Can you transcribe the data exactly? Leave the pictures out.

[BEGIN]

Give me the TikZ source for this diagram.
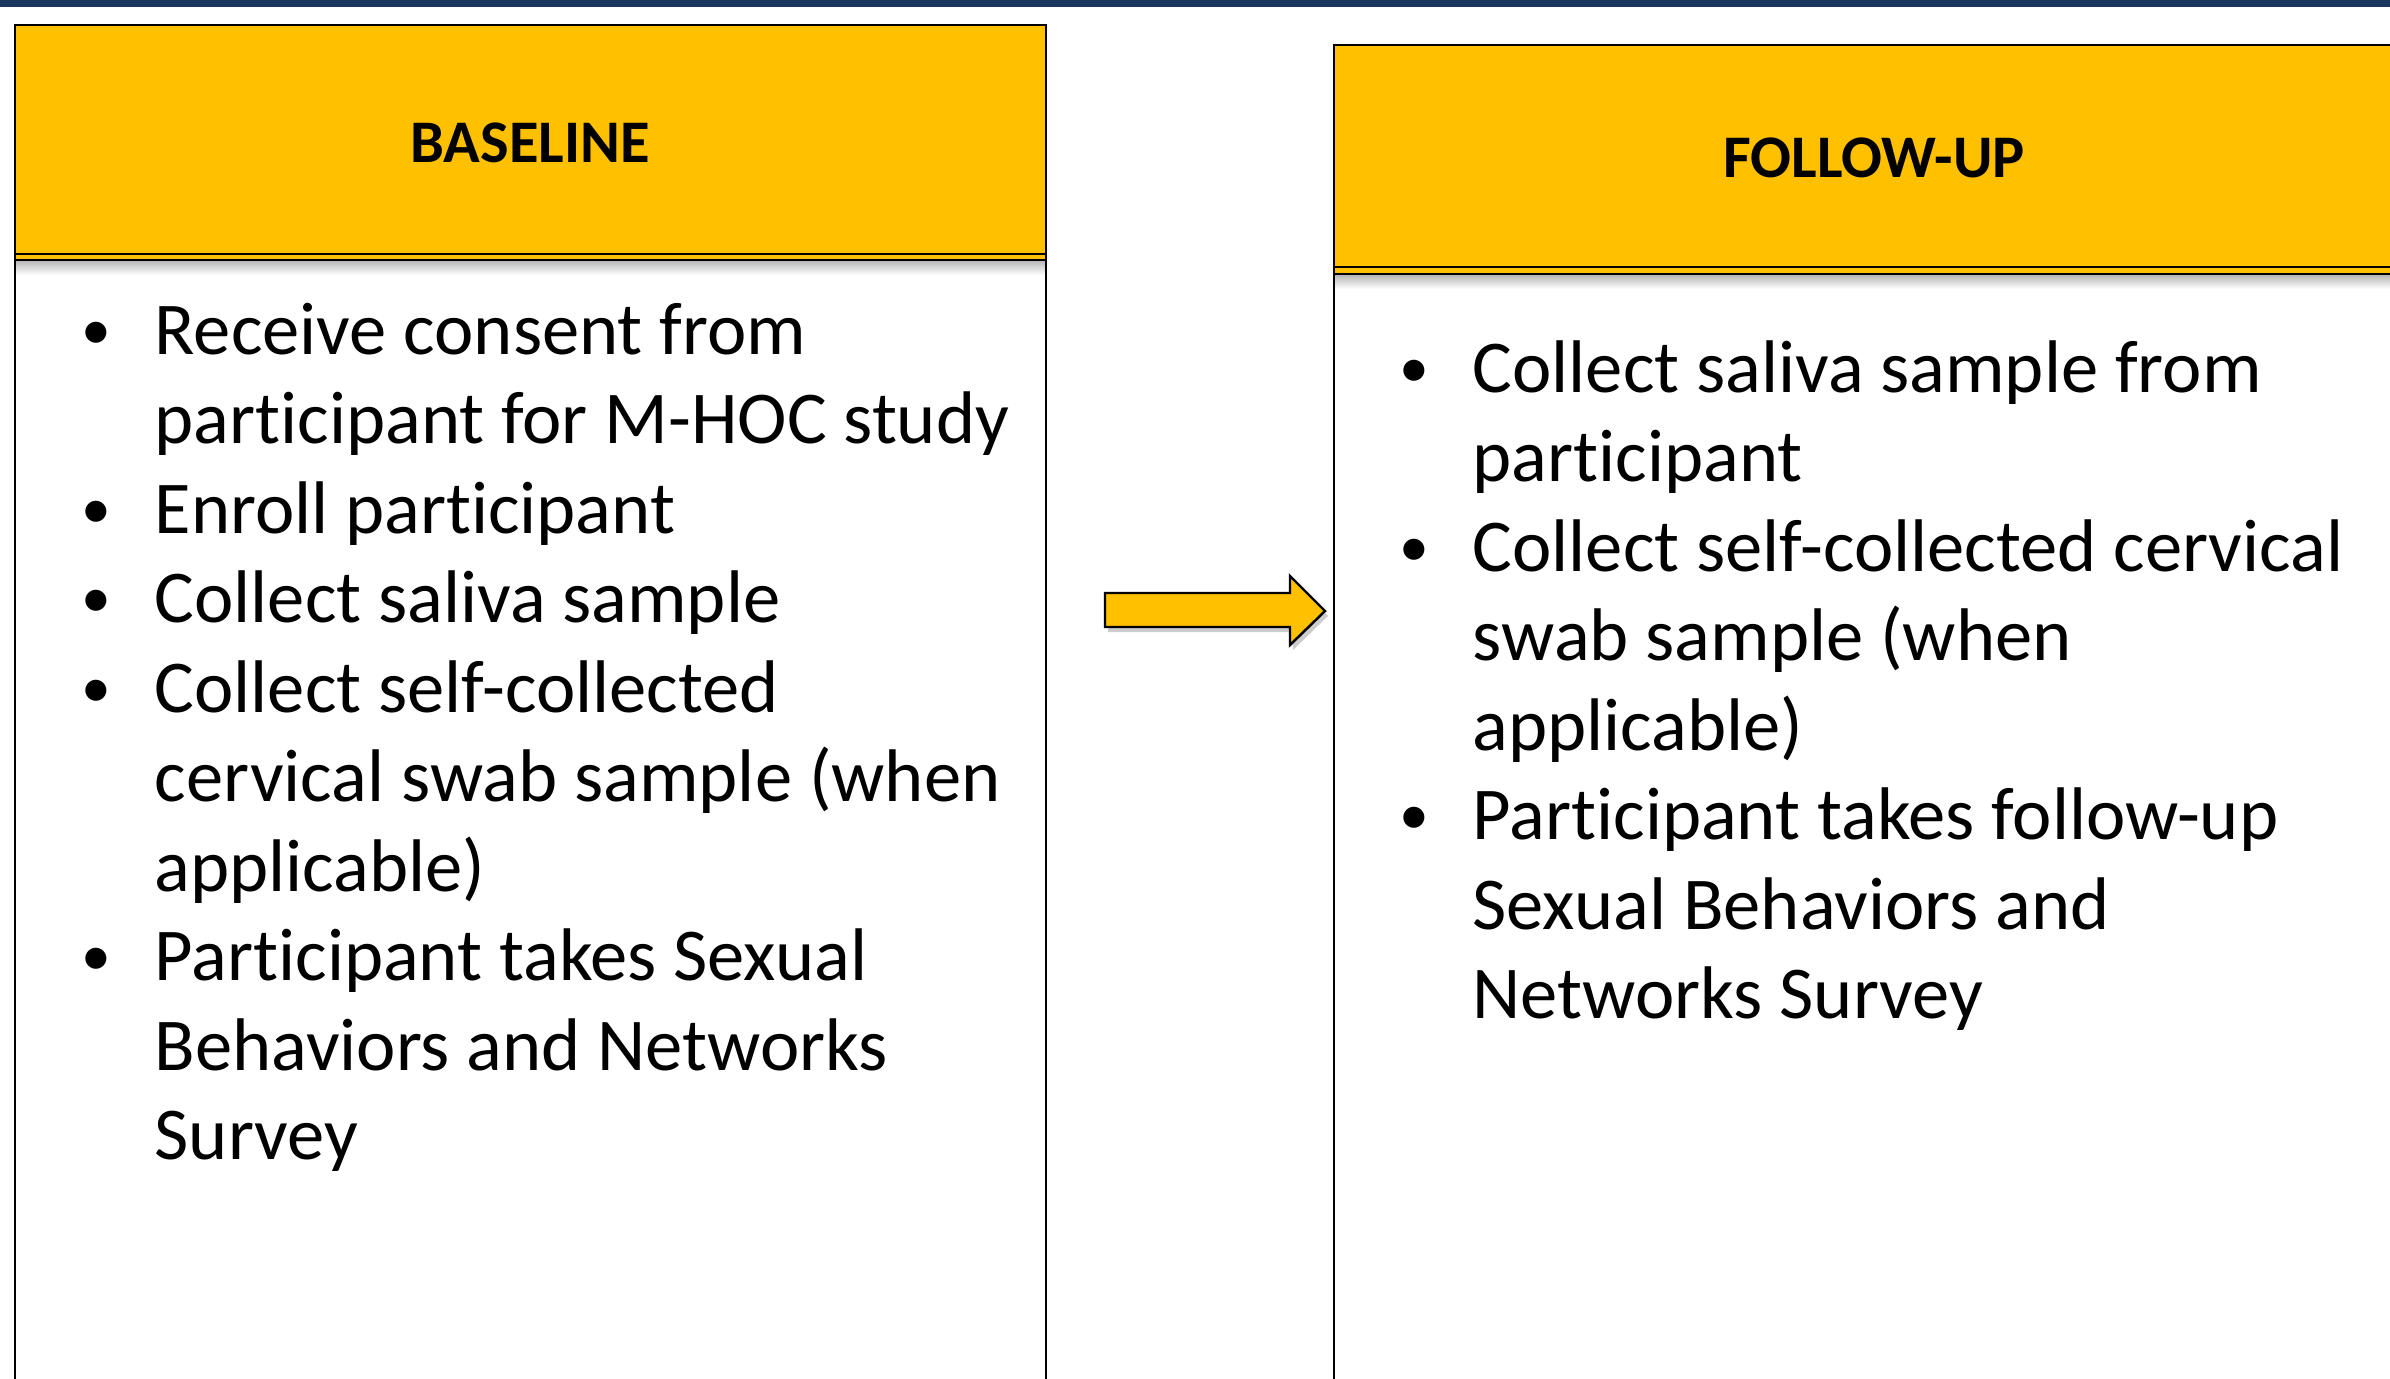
\documentclass[tikz,border=0pt]{standalone}
\usepackage{fontspec}
\setmainfont{Carlito}[Ligatures=NoCommon]
\usepackage{array}
\usepackage{graphicx}
\definecolor{gold}{HTML}{FFC000}
\definecolor{navy}{HTML}{1B375F}
\tikzset{
  x=0.01cm, y=-0.01cm,
  headbox/.style={draw=black, line width=0.8pt, fill=gold},
  bodyline/.style={draw=black, line width=0.45pt},
  headtext/.style={font=\fontsize{17.2}{20}\selectfont\bfseries, inner sep=0pt, anchor=base},
  listtext/.style={font=\fontsize{21.2}{25.46}\selectfont, inner sep=0pt, anchor=base west, align=left},
}
\newcommand{\bulrow}{\makebox[0.71cm][l]{\makebox[0.25cm][c]{\raisebox{0.05cm}{\scalebox{0.8}{\textbullet}}}}}
\begin{document}
\begin{tikzpicture}
\useasboundingbox (0,0) rectangle (2390,1378);
\begin{scope}
\clip (0,0) rectangle (2390,1378);
\fill[white] (0,0) rectangle (2390,1378);
\fill[navy] (0,0) rectangle (2390,7);
% left box
\shade[top color=black!30, bottom color=white] (15,260) rectangle (1046,275);
\draw[bodyline] (15,260) -- (15,1400);
\draw[bodyline] (1046,260) -- (1046,1400);
\path[headbox] (15,25) rectangle (1046,260);
\draw[line width=0.8pt] (15,254) -- (1046,254);
% right box
\shade[top color=black!30, bottom color=white] (1334,274) rectangle (2400,289);
\draw[bodyline] (1334,274) -- (1334,1400);
\path[headbox] (1334,45) rectangle (2420,274);
\draw[line width=0.8pt] (1334,267) -- (2420,267);
% arrow
\fill[black!20] (1108,598) -- (1293,598) -- (1293,581) -- (1328,616) -- (1293,650) -- (1293,632) -- (1108,632) -- cycle;
\draw[fill=gold, line width=0.7pt, line join=miter] (1105,593) -- (1290,593) -- (1290,576) -- (1325,611) -- (1290,645) -- (1290,627) -- (1105,627) -- cycle;
\end{scope}
\node[headtext] (hb) at (530,162) {BASELINE};
\node[headtext] (hf) at (1874,177) {FOLLOW-UP};
\node[listtext] (lb) at (83,354) {\begin{tabular}[t]{@{}l@{}l@{}}
\bulrow & Receive consent from\\
 & participant for M-HOC study\\
\bulrow & Enroll participant\\
\bulrow & Collect saliva sample\\
\bulrow & Collect self-collected\\
 & cervical swab sample (when\\
 & applicable)\\
\bulrow & Participant takes Sexual\\
 & Behaviors and Networks\\
 & Survey
\end{tabular}};
\node[listtext] (lf) at (1401,392) {\begin{tabular}[t]{@{}l@{}l@{}}
\bulrow & Collect saliva sample from\\
 & participant\\
\bulrow & Collect self-collected cervical\\
 & swab sample (when\\
 & applicable)\\
\bulrow & Participant takes follow-up\\
 & Sexual Behaviors and\\
 & Networks Survey
\end{tabular}};
\end{tikzpicture}
\end{document}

[END]

● **TASK ANSWER**
Give me the TikZ source for this diagram.
\documentclass[tikz,border=0pt]{standalone}
\usepackage{fontspec}
\setmainfont{Carlito}[Ligatures=NoCommon]
\usepackage{array}
\usepackage{graphicx}
\definecolor{gold}{HTML}{FFC000}
\definecolor{navy}{HTML}{1B375F}
\tikzset{
  x=0.01cm, y=-0.01cm,
  headbox/.style={draw=black, line width=0.8pt, fill=gold},
  bodyline/.style={draw=black, line width=0.45pt},
  headtext/.style={font=\fontsize{17.2}{20}\selectfont\bfseries, inner sep=0pt, anchor=base},
  listtext/.style={font=\fontsize{21.2}{25.46}\selectfont, inner sep=0pt, anchor=base west, align=left},
}
\newcommand{\bulrow}{\makebox[0.71cm][l]{\makebox[0.25cm][c]{\raisebox{0.05cm}{\scalebox{0.8}{\textbullet}}}}}
\begin{document}
\begin{tikzpicture}
\useasboundingbox (0,0) rectangle (2390,1378);
\begin{scope}
\clip (0,0) rectangle (2390,1378);
\fill[white] (0,0) rectangle (2390,1378);
\fill[navy] (0,0) rectangle (2390,7);
% left box
\shade[top color=black!30, bottom color=white] (15,260) rectangle (1046,275);
\draw[bodyline] (15,260) -- (15,1400);
\draw[bodyline] (1046,260) -- (1046,1400);
\path[headbox] (15,25) rectangle (1046,260);
\draw[line width=0.8pt] (15,254) -- (1046,254);
% right box
\shade[top color=black!30, bottom color=white] (1334,274) rectangle (2400,289);
\draw[bodyline] (1334,274) -- (1334,1400);
\path[headbox] (1334,45) rectangle (2420,274);
\draw[line width=0.8pt] (1334,267) -- (2420,267);
% arrow
\fill[black!20] (1108,598) -- (1293,598) -- (1293,581) -- (1328,616) -- (1293,650) -- (1293,632) -- (1108,632) -- cycle;
\draw[fill=gold, line width=0.7pt, line join=miter] (1105,593) -- (1290,593) -- (1290,576) -- (1325,611) -- (1290,645) -- (1290,627) -- (1105,627) -- cycle;
\end{scope}
\node[headtext] (hb) at (530,162) {BASELINE};
\node[headtext] (hf) at (1874,177) {FOLLOW-UP};
\node[listtext] (lb) at (83,354) {\begin{tabular}[t]{@{}l@{}l@{}}
\bulrow & Receive consent from\\
 & participant for M-HOC study\\
\bulrow & Enroll participant\\
\bulrow & Collect saliva sample\\
\bulrow & Collect self-collected\\
 & cervical swab sample (when\\
 & applicable)\\
\bulrow & Participant takes Sexual\\
 & Behaviors and Networks\\
 & Survey
\end{tabular}};
\node[listtext] (lf) at (1401,392) {\begin{tabular}[t]{@{}l@{}l@{}}
\bulrow & Collect saliva sample from\\
 & participant\\
\bulrow & Collect self-collected cervical\\
 & swab sample (when\\
 & applicable)\\
\bulrow & Participant takes follow-up\\
 & Sexual Behaviors and\\
 & Networks Survey
\end{tabular}};
\end{tikzpicture}
\end{document}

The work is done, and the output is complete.